La mujer dio media vuelta sin decir palabra y se acercó al bordillo. Se inclinó hacia un Audi y gritó el mismo precio. El coche siguió su marcha. Brunetti se quedó donde estaba, y ella se acercó de nuevo.

– Cuarenta -dijo.

– Busco a un hombre.

– Los hombres cuestan más, y no te harán nada que no pueda hacer yo, bello. -Volvió a enseñarle los dientes.

– Quiero que miren un retrato -dijo Brunetti.

– Gesu Bambino -murmuró ella por lo bajo-, uno de ésos. -En voz más alta-: Eso te costará un extra. Con ellos. Conmigo está todo incluido en el precio.

– Quiero que miren el retrato de un hombre y me digan si lo reconocen.

– ¿Policía? -preguntó ella.

Él asintió.

– Debí figurármelo. Los chicos están más arriba, al otro lado de piazzale Leonardo da Vinci.

– Gracias -dijo Brunetti y se fue calle arriba. Al llegar a la primera bocacalle, se volvió y vio a la rubia subir a un Volvo azul oscuro.

Minutos después, el comisario llegaba a la plaza. Cruzó sin dificultades por entre los lentos coches hacia un grupo de figuras que se apoyaban en un muro bajo del otro lado.

Al acercarse oyó voces, voces de tenor que hacían las mismas ofertas y prometían los mismos placeres. La de felicidad que podía conseguirse aquí.

Se acercó al grupo y vio prácticamente lo mismo que antes: bocas agrandadas por el lápiz rojo, abiertas en sonrisas que pretendían ser invitadoras; nubes de pelo teñido y pantorrillas, muslos y pechos que parecían tan auténticos como los que había visto hasta entonces.

Dos de las figuras acudieron, como mariposas a la llama de su billetero.

– Lo que tú quieras, ricura. Nada de gomas. Al natural…

– Tengo el coche en la esquina, caro. Di qué quieres y te lo hago.

Del grupo de figuras apoyadas en el murete que cerraba un lado de la plaza, una voz dijo al último que había hablado:

– Pregúntale si os quiere a las dos, Paolina. -Y, directamente a Brunetti-: Las dos juntas son fabulosas, amore; te harán un sándwich que nunca olvidarás.

Esto provocó una carcajada general, una carcajada ronca, nada femenina.

Brunetti se dirigió al llamado Paolina:

– Me gustaría que mirase el retrato de un hombre y me dijera si lo reconoce.

Paolina volvió al grupo y dijo:

– Es de la pasma, niñas. Y quiere que mire fotos.

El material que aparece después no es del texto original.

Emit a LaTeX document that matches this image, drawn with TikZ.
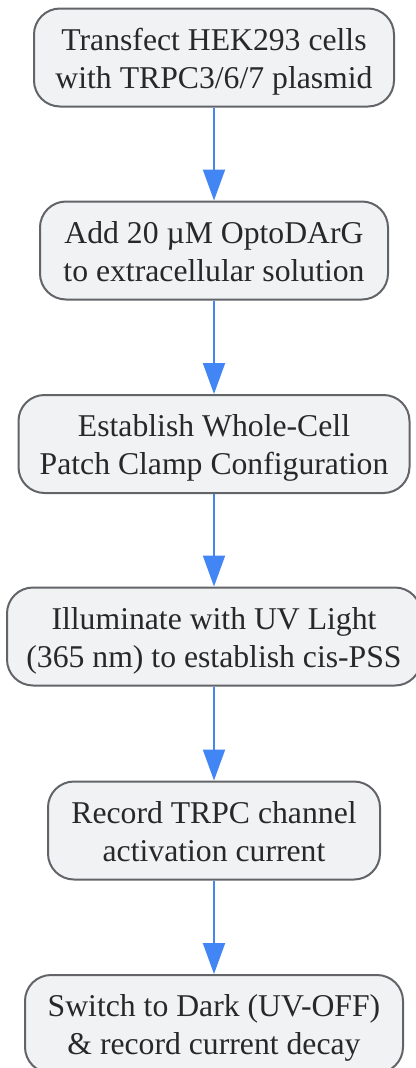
\documentclass[tikz,border=0pt]{standalone}
\usepackage{fontspec}
\setmainfont{Liberation Serif}
\usetikzlibrary{arrows.meta}
\definecolor{boxfill}{RGB}{241,242,244}
\definecolor{boxline}{RGB}{98,100,104}
\definecolor{txt}{RGB}{40,40,40}
\definecolor{arrowblue}{RGB}{66,133,244}
\tikzset{
  stepbox/.style={draw=boxline, fill=boxfill, line width=2pt, rounded corners=26pt,
    align=center, text=txt, font=\fontsize{31.7pt}{38pt}\selectfont,
    text height=64pt, text depth=3pt, inner sep=0pt, minimum height=98pt},
  flow/.style={draw=arrowblue, line width=2pt, -{Triangle[width=22pt,length=31pt]}}
}
\begin{document}
\begin{tikzpicture}[x=1pt,y=1pt]
\useasboundingbox (0,0) rectangle (415,-1068);
\node[stepbox, minimum width=360pt] (n1) at (214,-57.5) {Transfect HEK293 cells\\with TRPC3/6/7 plasmid};
\node[stepbox, minimum width=348pt] (n2) at (214,-250.5) {Add 20 µM OptoDArG\\to extracellular solution};
\node[stepbox, minimum width=391pt] (n3) at (214,-444) {Establish Whole-Cell\\Patch Clamp Configuration};
\node[stepbox, minimum width=414pt] (n4) at (214,-636.5) {Illuminate with UV Light\\(365 nm) to establish cis-PSS};
\node[stepbox, minimum width=332pt] (n5) at (214,-830.5) {Record TRPC channel\\activation current};
\node[stepbox, minimum width=378pt] (n6) at (214,-1024) {Switch to Dark (UV-OFF)\\\& record current decay};
\draw[flow] (n1) -- (n2);
\draw[flow] (n2) -- (n3);
\draw[flow] (n3) -- (n4);
\draw[flow] (n4) -- (n5);
\draw[flow] (n5) -- (n6);
\end{tikzpicture}
\end{document}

Se alzó un coro de gritos:

– Dile que es mejor lo auténtico que las fotos guarras, Paolina.

– Los polis no distinguen la diferencia.

– ¿Un poli? Cóbrale el doble.

Brunetti esperó a que agotaran el repertorio de comentarios y preguntó:

– ¿Querrá mirar el retrato?

– ¿Qué gano con ello? -preguntó Paolina, y su compañero se rió de su descaro.

– Es un retrato del hombre que encontramos el lunes en el descampado. -Antes de que Paolina pudiera fingir ignorancia, Brunetti añadió-: Estoy seguro de que todos ustedes saben lo que le ocurrió. Para encontrar al que lo mató, tenemos que identificarlo. Creo que comprenderán la importancia que tiene eso.